▶ **Stated problem**
Your output is the lines from the first one to the one containing "(8,9) -- (960,9);", repeated exactly, with images left out.

▶ **Available data**
════════════════════

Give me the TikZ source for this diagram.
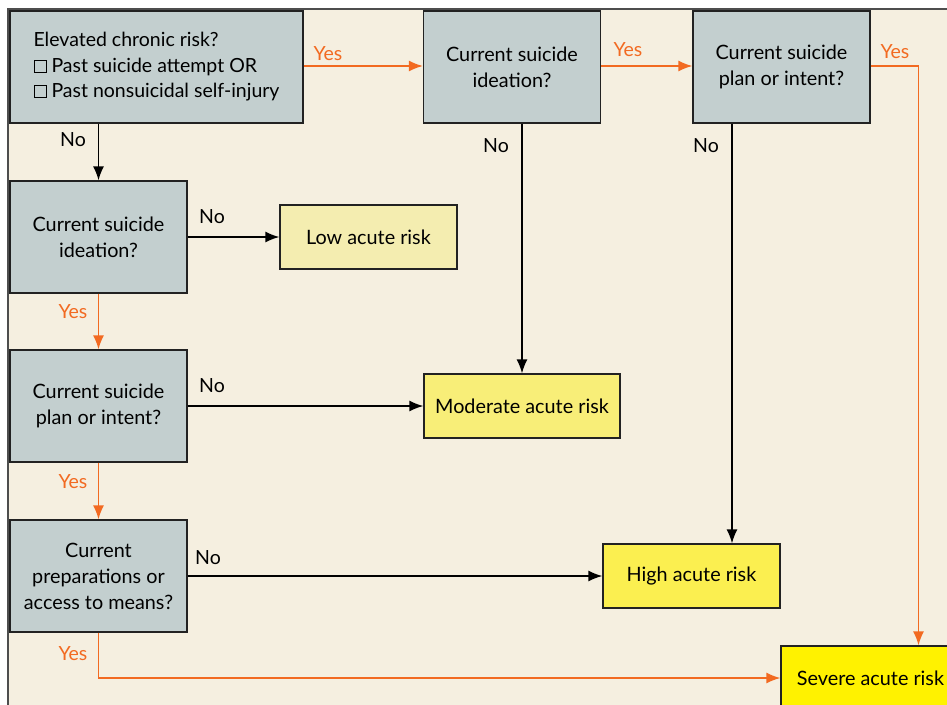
\documentclass[tikz,border=0pt]{standalone}
\usepackage{fontspec}
\setmainfont{Lato}
\usetikzlibrary{arrows.meta}
\definecolor{bgcream}{HTML}{F5EFE0}
\definecolor{qgray}{HTML}{C3CFCF}
\definecolor{yesorange}{HTML}{F26A21}
\definecolor{lowy}{HTML}{F4EDB0}
\definecolor{mody}{HTML}{F8EE78}
\definecolor{highy}{HTML}{FBEF50}
\definecolor{sevy}{HTML}{FFF200}
\definecolor{edgedark}{HTML}{222222}
\newcommand\cbox{\tikz[baseline=0pt]\draw[line width=0.9pt] (0pt,0pt) rectangle (0.62em,0.62em);}
\tikzset{
  qbox/.style={draw=edgedark, line width=1.3pt, fill=qgray, minimum width=177pt, minimum height=112pt, inner sep=0pt, align=center, font=\fontsize{19.8}{26}\selectfont},
  rbox/.style={draw=edgedark, line width=1.3pt, minimum width=177pt, minimum height=64pt, inner sep=0pt, align=center, font=\fontsize{19.8}{26}\selectfont},
  noarr/.style={draw=black, line width=1.5pt, -{Latex[length=14pt,width=11pt]}},
  yesarr/.style={draw=yesorange, line width=1.5pt, -{Latex[length=14pt,width=11pt]}},
  nolab/.style={text=black, font=\fontsize{19.5}{22}\selectfont, inner sep=0pt},
  yeslab/.style={text=yesorange, font=\fontsize{19.5}{22}\selectfont, inner sep=0pt},
}
\begin{document}
\begin{tikzpicture}[x=1pt,y=-1pt]
\useasboundingbox (0,0) rectangle (947,704);
\clip (0,0) rectangle (947,704);
\fill[white] (0,0) rectangle (947,704);
\fill[bgcream] (8,9) rectangle (960,720);
\draw[edgedark!80, line width=1.3pt] (8,720) -- (8,9) -- (960,9);

\node[qbox, minimum width=293pt, align=left, font=\fontsize{19.5}{25.5}\selectfont] (A) at (156.5,67)
  {Elevated chronic risk?\\ \cbox\ Past suicide attempt OR\\ \cbox\ Past nonsuicidal self-injury};
\node[qbox] (B) at (512,67) {Current suicide\\ ideation?};
\node[qbox] (C) at (781.5,67) {Current suicide\\ plan or intent?};
\node[qbox] (D) at (98.5,237) {Current suicide\\ ideation?};
\node[rbox, fill=lowy] (L) at (368.5,237) {Low acute risk};
\node[qbox] (E) at (98.5,406) {Current suicide\\ plan or intent?};
\node[rbox, fill=mody, minimum width=196pt] (M) at (522,406) {Moderate acute risk};
\node[qbox] (F) at (98.5,576) {Current\\ preparations or\\ access to means?};
\node[rbox, fill=highy] (H) at (691.5,576) {High acute risk};
\node[rbox, fill=sevy, minimum width=179pt] (S) at (870.5,678) {Severe acute risk};

% Yes connectors
\draw[yesarr] ([yshift=1]A.east) -- ([yshift=1]B.west);
\draw[yesarr] ([yshift=1]B.east) -- ([yshift=1]C.west);
\draw[yesarr] ([yshift=1]C.east) -| ([xshift=48]S.north);
\draw[yesarr] (D.south) -- (E.north);
\draw[yesarr] (E.south) -- (F.north);
\draw[yesarr] (F.south) |- (S.west);

% No connectors
\draw[noarr] (A.south -| D.north) -- (D.north);
\draw[noarr] (D.east) -- (L.west);
\draw[noarr] (B.south -| M.north) -- (M.north);
\draw[noarr] (E.east) -- (M.west);
\draw[noarr] ([xshift=-49.5]C.south) -- ([xshift=-49.5]C.south |- H.north);
\draw[noarr] (F.east) -- (H.west);

% labels
\node[yeslab] (y1) at (328,54) {Yes};
\node[yeslab] (y2) at (628,50) {Yes};
\node[yeslab] (y3) at (895,52) {Yes};
\node[yeslab] (y4) at (73,312) {Yes};
\node[yeslab] (y5) at (73,482) {Yes};
\node[yeslab] (y6) at (73,654) {Yes};
\node[nolab] (n1) at (73,140) {No};
\node[nolab] (n2) at (496,146) {No};
\node[nolab] (n3) at (706,146) {No};
\node[nolab] (n4) at (212,217) {No};
\node[nolab] (n5) at (212,386) {No};
\node[nolab] (n6) at (208,558) {No};
\end{tikzpicture}
\end{document}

════════════════════

▶ **Worked answer**
Give me the TikZ source for this diagram.
\documentclass[tikz,border=0pt]{standalone}
\usepackage{fontspec}
\setmainfont{Lato}
\usetikzlibrary{arrows.meta}
\definecolor{bgcream}{HTML}{F5EFE0}
\definecolor{qgray}{HTML}{C3CFCF}
\definecolor{yesorange}{HTML}{F26A21}
\definecolor{lowy}{HTML}{F4EDB0}
\definecolor{mody}{HTML}{F8EE78}
\definecolor{highy}{HTML}{FBEF50}
\definecolor{sevy}{HTML}{FFF200}
\definecolor{edgedark}{HTML}{222222}
\newcommand\cbox{\tikz[baseline=0pt]\draw[line width=0.9pt] (0pt,0pt) rectangle (0.62em,0.62em);}
\tikzset{
  qbox/.style={draw=edgedark, line width=1.3pt, fill=qgray, minimum width=177pt, minimum height=112pt, inner sep=0pt, align=center, font=\fontsize{19.8}{26}\selectfont},
  rbox/.style={draw=edgedark, line width=1.3pt, minimum width=177pt, minimum height=64pt, inner sep=0pt, align=center, font=\fontsize{19.8}{26}\selectfont},
  noarr/.style={draw=black, line width=1.5pt, -{Latex[length=14pt,width=11pt]}},
  yesarr/.style={draw=yesorange, line width=1.5pt, -{Latex[length=14pt,width=11pt]}},
  nolab/.style={text=black, font=\fontsize{19.5}{22}\selectfont, inner sep=0pt},
  yeslab/.style={text=yesorange, font=\fontsize{19.5}{22}\selectfont, inner sep=0pt},
}
\begin{document}
\begin{tikzpicture}[x=1pt,y=-1pt]
\useasboundingbox (0,0) rectangle (947,704);
\clip (0,0) rectangle (947,704);
\fill[white] (0,0) rectangle (947,704);
\fill[bgcream] (8,9) rectangle (960,720);
\draw[edgedark!80, line width=1.3pt] (8,720) -- (8,9) -- (960,9);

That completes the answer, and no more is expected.